その稲田氏が安倍氏が反対する選択的夫婦別姓やLGBT法案への賛成に転じたことは、高市氏にも想定外の出来事だっただろう。稲田氏は安倍氏の寵愛に自信を深め、「初の女性首相」を目指してジェンダー問題に踏み込んでも容認してもらえると判断したのかもしれない。けれども、稲田氏の「裏切り」を安倍氏は許さなかった。稲田氏を露骨に遠ざけるようになり、入れ替わるようにして高市氏を持ち上げ始めたのである。高市氏についに出番が回ってきたのだ。

「二番手」からの卒業、保守のプリンセスに…

安倍氏が前回2021年の総裁選で担いだのは、無派閥の高市氏だった。
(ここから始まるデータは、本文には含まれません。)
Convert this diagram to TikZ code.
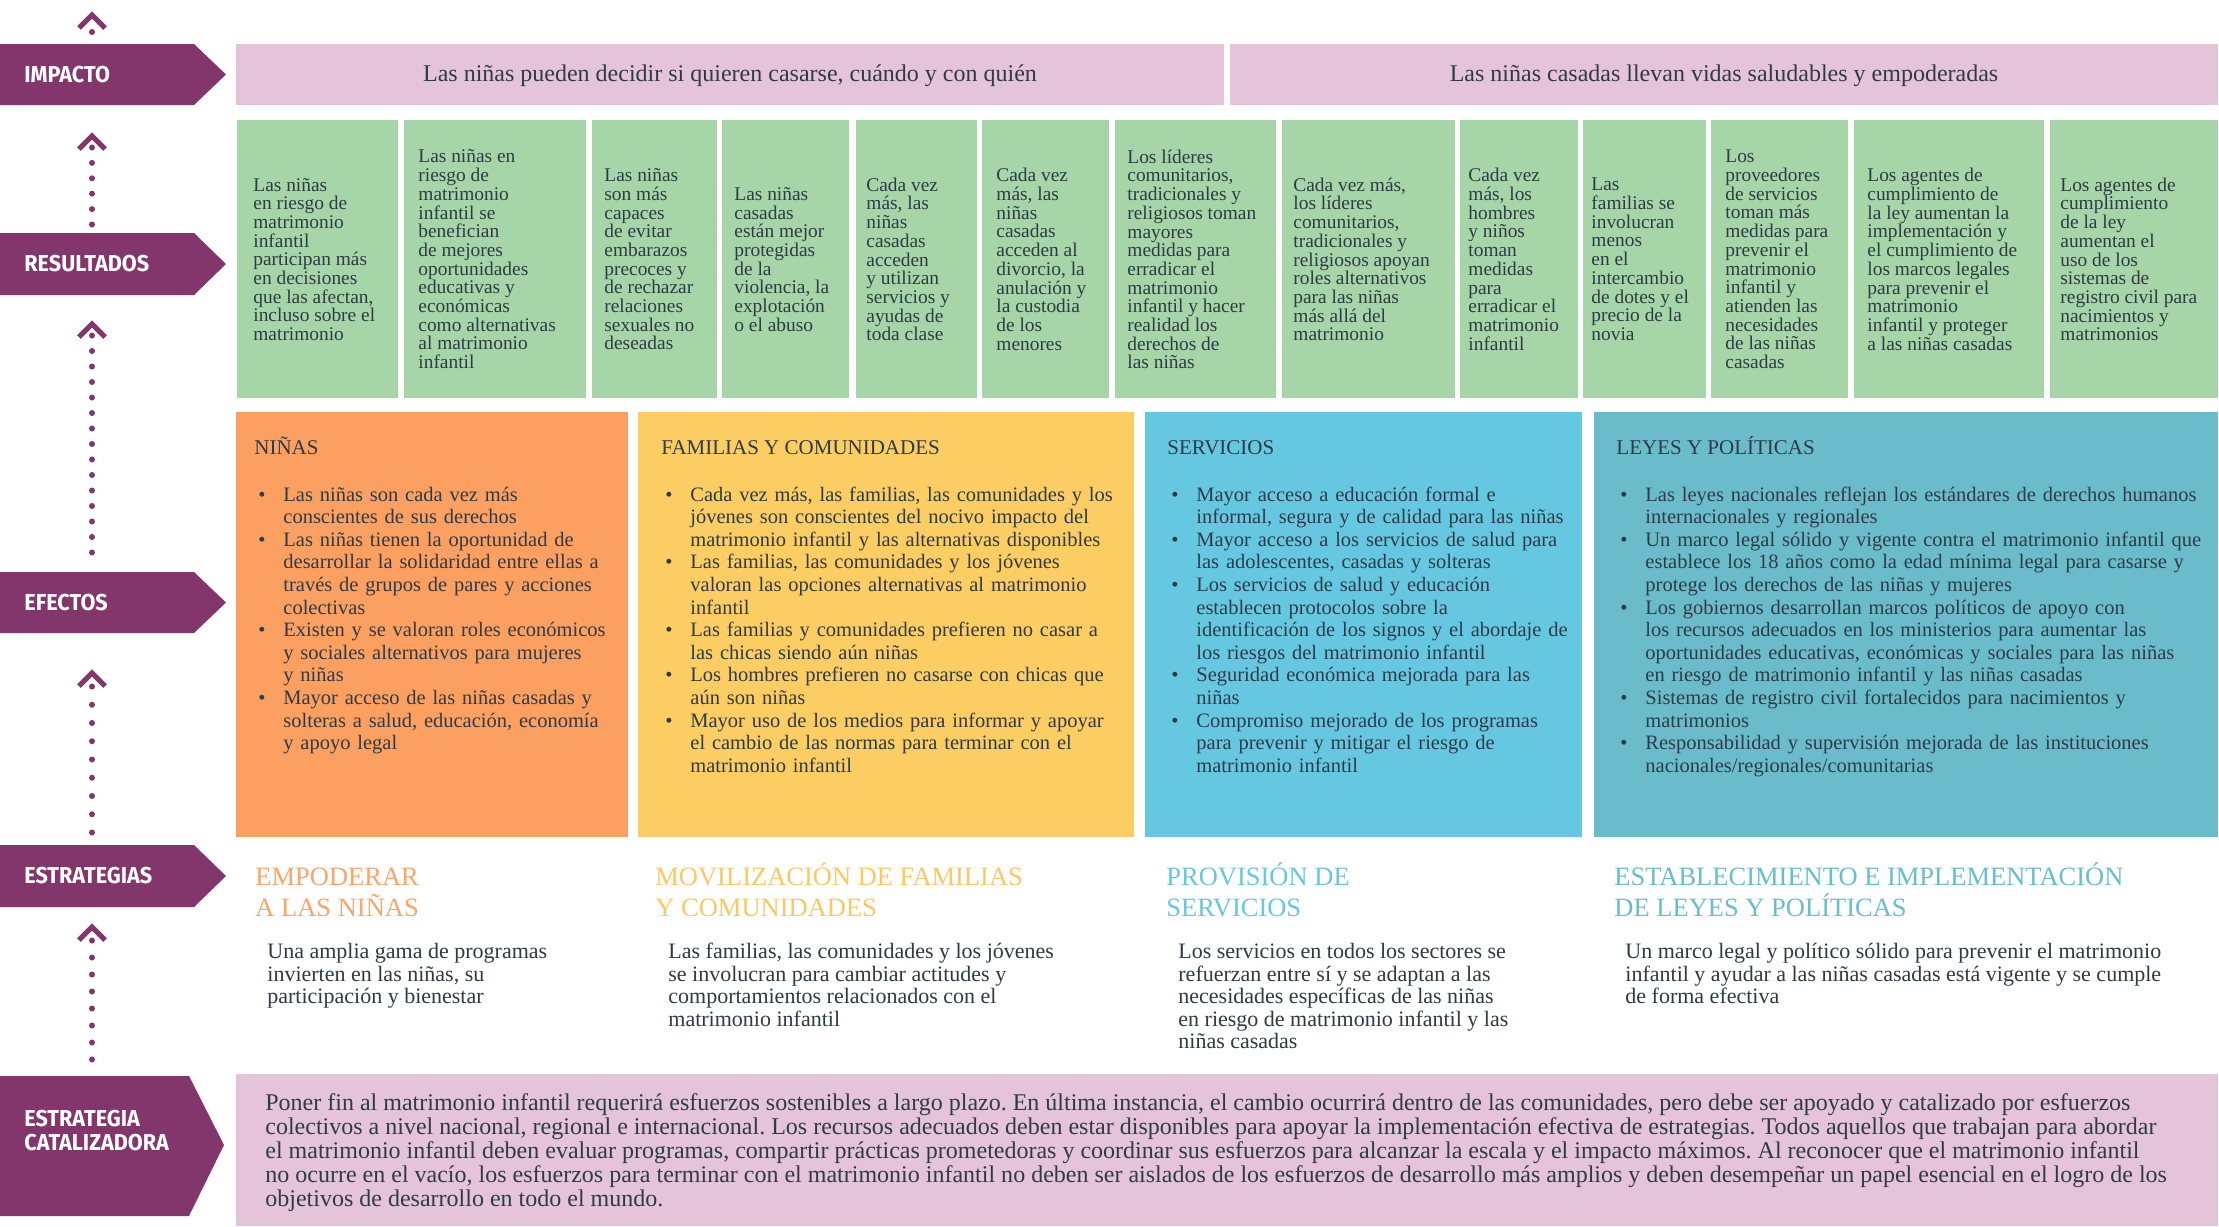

安倍氏の後継を争う萩生田光一氏ら安倍派5人衆には不満が広がったが、安倍氏はお構いなしだった。右派メディアや安倍支持層は高市氏を「安倍後継者」と認め、絶賛しはじめた。

総裁選に勝利した岸田文雄首相も、岸田政権の生みの親である麻生太郎副総裁も、高市氏の後ろ盾である安倍氏に配慮し、高市氏を厚遇した。高市氏は初の女性首相候補の最右翼に躍り出たのである。稲田氏の存在はすっかり薄れた。

稲田氏の凋落と高市氏の飛躍――。高市は、安倍氏や安倍支持層を絶対に裏切ってはならないと肝に銘じたに違いない。その信念は安倍氏が2022年の銃撃事件で急逝しても揺るがなかった。5人衆ら安倍派の面々が新たな庇護者を求めて岸田首相や麻生副総裁、菅義偉前首相らになびくなか、高市氏は安倍氏が掲げた憲法改正、靖国参拝、選択的夫婦別姓への反対など右寄り政策を堅持し、アベノミクスの継続も訴え、右派メディアや安倍支持層から絶大な支持を得るに至ったのである。

2023年12月21日、首相官邸で開催された内閣府AI戦略会議に出席する高市氏
2023年12月21日、首相官邸で開催された内閣府AI戦略会議に出席する高市氏(写真=内閣官房内閣広報室/CC-BY-4.0/Wikimedia Commons

後ろ盾を失うも「裏金事件」で再浮上

だが、安倍氏の他界で高市氏には逆風が吹きつけた。5人衆は露骨に高市氏を遠ざけるようになり、安倍派の中堅若手が高市氏の勉強会に参加することを制した。

高市氏は今回の総裁選出馬に早くから意欲を示してきたが、推薦人20人の確保もままならない危機に陥ったのである。5人衆の目を気にせず高市氏のもとへ馳せ参じるのは人権侵犯で批判される杉田水脈氏ら一部に限られ、安倍派の大勢は高市氏に近づこうとしなかった。

安倍派の裏金事件で5人衆が失脚して重しがとれ、右寄り政策に共鳴する安倍派の中堅若手の一部が高市氏支持に回ったことで、高市氏は何とか推薦人20人を確保することができたが、それでも党内は泡沫扱いしていたのである。

高市氏の推薦人20人のうち、安倍派が14人。裏金議員は13人。他陣営が裏金議員をできるだけ推薦人から外すなか、高市氏は裏金議員か否かを仕分けする余裕はなかった。総裁レースに参加できるか土俵際に立っていたのだ。